Directive
Copy each line below exactly and leave the pictures out.

(Plotting code records)
■ ■ ■ ■

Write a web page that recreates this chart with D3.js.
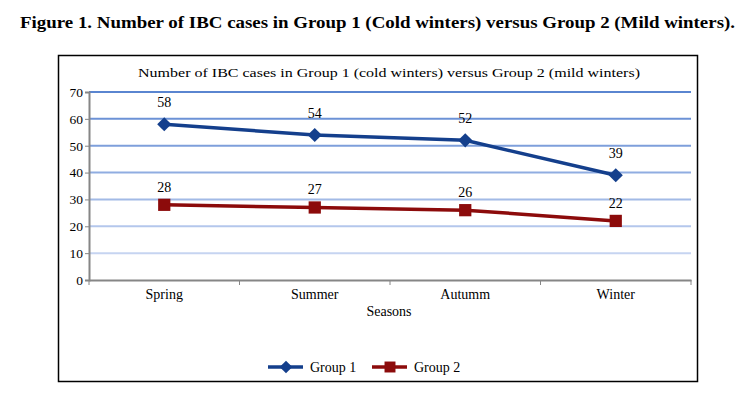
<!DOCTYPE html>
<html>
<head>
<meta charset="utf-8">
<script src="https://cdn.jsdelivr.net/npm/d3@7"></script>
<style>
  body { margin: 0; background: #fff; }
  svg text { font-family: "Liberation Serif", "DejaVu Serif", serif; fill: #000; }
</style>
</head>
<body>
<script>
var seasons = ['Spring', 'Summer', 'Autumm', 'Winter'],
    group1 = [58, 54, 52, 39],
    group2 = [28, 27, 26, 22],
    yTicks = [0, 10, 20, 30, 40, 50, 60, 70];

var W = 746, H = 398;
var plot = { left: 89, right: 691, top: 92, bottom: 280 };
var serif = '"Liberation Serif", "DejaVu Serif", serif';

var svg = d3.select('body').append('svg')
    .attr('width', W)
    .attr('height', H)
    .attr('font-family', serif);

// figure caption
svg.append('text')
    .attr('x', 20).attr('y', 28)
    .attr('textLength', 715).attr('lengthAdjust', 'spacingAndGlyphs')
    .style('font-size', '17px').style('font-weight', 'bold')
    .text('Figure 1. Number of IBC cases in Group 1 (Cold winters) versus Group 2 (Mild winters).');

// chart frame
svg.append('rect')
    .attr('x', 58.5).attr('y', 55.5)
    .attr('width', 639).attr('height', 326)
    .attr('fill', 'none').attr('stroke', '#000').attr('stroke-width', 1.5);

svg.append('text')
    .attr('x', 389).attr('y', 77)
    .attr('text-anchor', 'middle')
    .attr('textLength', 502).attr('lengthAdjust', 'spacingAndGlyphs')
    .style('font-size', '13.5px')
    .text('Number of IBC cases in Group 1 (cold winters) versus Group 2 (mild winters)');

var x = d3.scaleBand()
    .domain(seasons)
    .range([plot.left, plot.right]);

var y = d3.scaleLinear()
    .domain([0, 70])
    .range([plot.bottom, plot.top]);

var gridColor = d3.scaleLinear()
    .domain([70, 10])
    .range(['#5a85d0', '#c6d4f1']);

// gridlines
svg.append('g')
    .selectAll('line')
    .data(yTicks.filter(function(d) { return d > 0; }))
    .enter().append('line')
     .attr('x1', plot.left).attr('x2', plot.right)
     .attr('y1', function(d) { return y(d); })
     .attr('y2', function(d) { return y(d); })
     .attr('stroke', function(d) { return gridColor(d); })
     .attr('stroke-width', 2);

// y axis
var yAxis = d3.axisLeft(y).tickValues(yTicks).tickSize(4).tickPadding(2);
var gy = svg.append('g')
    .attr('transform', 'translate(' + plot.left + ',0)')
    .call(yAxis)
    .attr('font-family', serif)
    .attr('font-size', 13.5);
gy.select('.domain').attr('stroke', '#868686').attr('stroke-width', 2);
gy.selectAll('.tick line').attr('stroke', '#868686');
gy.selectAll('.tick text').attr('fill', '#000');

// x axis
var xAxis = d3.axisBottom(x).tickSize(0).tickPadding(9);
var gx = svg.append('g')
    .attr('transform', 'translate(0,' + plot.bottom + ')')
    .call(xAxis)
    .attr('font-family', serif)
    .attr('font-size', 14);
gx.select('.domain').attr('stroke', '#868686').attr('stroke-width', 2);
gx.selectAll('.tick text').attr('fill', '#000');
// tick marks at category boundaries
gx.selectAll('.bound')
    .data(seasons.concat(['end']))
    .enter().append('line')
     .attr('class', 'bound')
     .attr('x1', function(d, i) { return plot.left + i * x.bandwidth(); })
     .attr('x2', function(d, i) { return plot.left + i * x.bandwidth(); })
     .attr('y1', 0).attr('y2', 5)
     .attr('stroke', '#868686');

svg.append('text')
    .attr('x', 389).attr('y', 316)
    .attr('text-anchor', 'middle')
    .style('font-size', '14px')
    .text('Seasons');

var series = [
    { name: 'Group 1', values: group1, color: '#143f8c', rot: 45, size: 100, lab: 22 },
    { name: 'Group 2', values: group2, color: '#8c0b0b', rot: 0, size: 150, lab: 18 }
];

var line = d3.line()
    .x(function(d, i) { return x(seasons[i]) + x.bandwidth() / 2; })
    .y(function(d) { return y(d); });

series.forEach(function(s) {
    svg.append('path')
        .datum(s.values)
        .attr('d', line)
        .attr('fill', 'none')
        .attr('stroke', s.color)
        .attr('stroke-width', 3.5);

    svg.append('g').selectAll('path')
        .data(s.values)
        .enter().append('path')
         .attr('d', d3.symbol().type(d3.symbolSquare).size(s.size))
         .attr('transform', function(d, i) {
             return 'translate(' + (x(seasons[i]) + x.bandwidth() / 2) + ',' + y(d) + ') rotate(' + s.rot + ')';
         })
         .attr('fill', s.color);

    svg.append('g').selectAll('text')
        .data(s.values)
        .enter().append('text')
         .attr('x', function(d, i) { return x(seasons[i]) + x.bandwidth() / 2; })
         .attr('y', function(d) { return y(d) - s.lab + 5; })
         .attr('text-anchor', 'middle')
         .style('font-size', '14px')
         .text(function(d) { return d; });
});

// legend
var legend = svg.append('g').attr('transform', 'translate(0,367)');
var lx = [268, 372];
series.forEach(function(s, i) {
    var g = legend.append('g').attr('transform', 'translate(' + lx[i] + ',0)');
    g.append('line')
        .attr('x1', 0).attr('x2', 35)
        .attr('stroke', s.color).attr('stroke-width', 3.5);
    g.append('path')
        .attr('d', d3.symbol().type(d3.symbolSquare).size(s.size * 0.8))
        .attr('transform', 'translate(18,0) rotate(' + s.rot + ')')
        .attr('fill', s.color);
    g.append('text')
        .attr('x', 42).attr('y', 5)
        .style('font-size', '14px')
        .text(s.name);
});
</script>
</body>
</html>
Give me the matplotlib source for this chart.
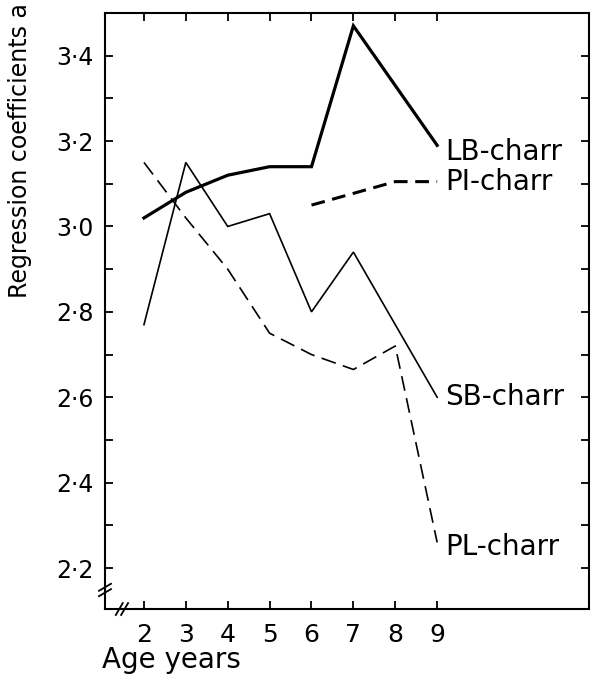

■ ■ ■ ■

Solution
Write a web page that recreates this chart with D3.js.
<!DOCTYPE html>
<html>
<head>
<meta charset="utf-8">
<script src="https://cdn.jsdelivr.net/npm/d3@7"></script>
<style>
  body { margin: 0; background: #fff; }
  svg text { font-family: "Liberation Serif", "DejaVu Serif", serif; fill: #000; }
</style>
</head>
<body>
<script>
var seasons = ['Spring', 'Summer', 'Autumm', 'Winter'],
    group1 = [58, 54, 52, 39],
    group2 = [28, 27, 26, 22],
    yTicks = [0, 10, 20, 30, 40, 50, 60, 70];

var W = 746, H = 398;
var plot = { left: 89, right: 691, top: 92, bottom: 280 };
var serif = '"Liberation Serif", "DejaVu Serif", serif';

var svg = d3.select('body').append('svg')
    .attr('width', W)
    .attr('height', H)
    .attr('font-family', serif);

// figure caption
svg.append('text')
    .attr('x', 20).attr('y', 28)
    .attr('textLength', 715).attr('lengthAdjust', 'spacingAndGlyphs')
    .style('font-size', '17px').style('font-weight', 'bold')
    .text('Figure 1. Number of IBC cases in Group 1 (Cold winters) versus Group 2 (Mild winters).');

// chart frame
svg.append('rect')
    .attr('x', 58.5).attr('y', 55.5)
    .attr('width', 639).attr('height', 326)
    .attr('fill', 'none').attr('stroke', '#000').attr('stroke-width', 1.5);

svg.append('text')
    .attr('x', 389).attr('y', 77)
    .attr('text-anchor', 'middle')
    .attr('textLength', 502).attr('lengthAdjust', 'spacingAndGlyphs')
    .style('font-size', '13.5px')
    .text('Number of IBC cases in Group 1 (cold winters) versus Group 2 (mild winters)');

var x = d3.scaleBand()
    .domain(seasons)
    .range([plot.left, plot.right]);

var y = d3.scaleLinear()
    .domain([0, 70])
    .range([plot.bottom, plot.top]);

var gridColor = d3.scaleLinear()
    .domain([70, 10])
    .range(['#5a85d0', '#c6d4f1']);

// gridlines
svg.append('g')
    .selectAll('line')
    .data(yTicks.filter(function(d) { return d > 0; }))
    .enter().append('line')
     .attr('x1', plot.left).attr('x2', plot.right)
     .attr('y1', function(d) { return y(d); })
     .attr('y2', function(d) { return y(d); })
     .attr('stroke', function(d) { return gridColor(d); })
     .attr('stroke-width', 2);

// y axis
var yAxis = d3.axisLeft(y).tickValues(yTicks).tickSize(4).tickPadding(2);
var gy = svg.append('g')
    .attr('transform', 'translate(' + plot.left + ',0)')
    .call(yAxis)
    .attr('font-family', serif)
    .attr('font-size', 13.5);
gy.select('.domain').attr('stroke', '#868686').attr('stroke-width', 2);
gy.selectAll('.tick line').attr('stroke', '#868686');
gy.selectAll('.tick text').attr('fill', '#000');

// x axis
var xAxis = d3.axisBottom(x).tickSize(0).tickPadding(9);
var gx = svg.append('g')
    .attr('transform', 'translate(0,' + plot.bottom + ')')
    .call(xAxis)
    .attr('font-family', serif)
    .attr('font-size', 14);
gx.select('.domain').attr('stroke', '#868686').attr('stroke-width', 2);
gx.selectAll('.tick text').attr('fill', '#000');
// tick marks at category boundaries
gx.selectAll('.bound')
    .data(seasons.concat(['end']))
    .enter().append('line')
     .attr('class', 'bound')
     .attr('x1', function(d, i) { return plot.left + i * x.bandwidth(); })
     .attr('x2', function(d, i) { return plot.left + i * x.bandwidth(); })
     .attr('y1', 0).attr('y2', 5)
     .attr('stroke', '#868686');

svg.append('text')
    .attr('x', 389).attr('y', 316)
    .attr('text-anchor', 'middle')
    .style('font-size', '14px')
    .text('Seasons');

var series = [
    { name: 'Group 1', values: group1, color: '#143f8c', rot: 45, size: 100, lab: 22 },
    { name: 'Group 2', values: group2, color: '#8c0b0b', rot: 0, size: 150, lab: 18 }
];

var line = d3.line()
    .x(function(d, i) { return x(seasons[i]) + x.bandwidth() / 2; })
    .y(function(d) { return y(d); });

series.forEach(function(s) {
    svg.append('path')
        .datum(s.values)
        .attr('d', line)
        .attr('fill', 'none')
        .attr('stroke', s.color)
        .attr('stroke-width', 3.5);

    svg.append('g').selectAll('path')
        .data(s.values)
        .enter().append('path')
         .attr('d', d3.symbol().type(d3.symbolSquare).size(s.size))
         .attr('transform', function(d, i) {
             return 'translate(' + (x(seasons[i]) + x.bandwidth() / 2) + ',' + y(d) + ') rotate(' + s.rot + ')';
         })
         .attr('fill', s.color);

    svg.append('g').selectAll('text')
        .data(s.values)
        .enter().append('text')
         .attr('x', function(d, i) { return x(seasons[i]) + x.bandwidth() / 2; })
         .attr('y', function(d) { return y(d) - s.lab + 5; })
         .attr('text-anchor', 'middle')
         .style('font-size', '14px')
         .text(function(d) { return d; });
});

// legend
var legend = svg.append('g').attr('transform', 'translate(0,367)');
var lx = [268, 372];
series.forEach(function(s, i) {
    var g = legend.append('g').attr('transform', 'translate(' + lx[i] + ',0)');
    g.append('line')
        .attr('x1', 0).attr('x2', 35)
        .attr('stroke', s.color).attr('stroke-width', 3.5);
    g.append('path')
        .attr('d', d3.symbol().type(d3.symbolSquare).size(s.size * 0.8))
        .attr('transform', 'translate(18,0) rotate(' + s.rot + ')')
        .attr('fill', s.color);
    g.append('text')
        .attr('x', 42).attr('y', 5)
        .style('font-size', '14px')
        .text(s.name);
});
</script>
</body>
</html>
Give me the matplotlib source for this chart.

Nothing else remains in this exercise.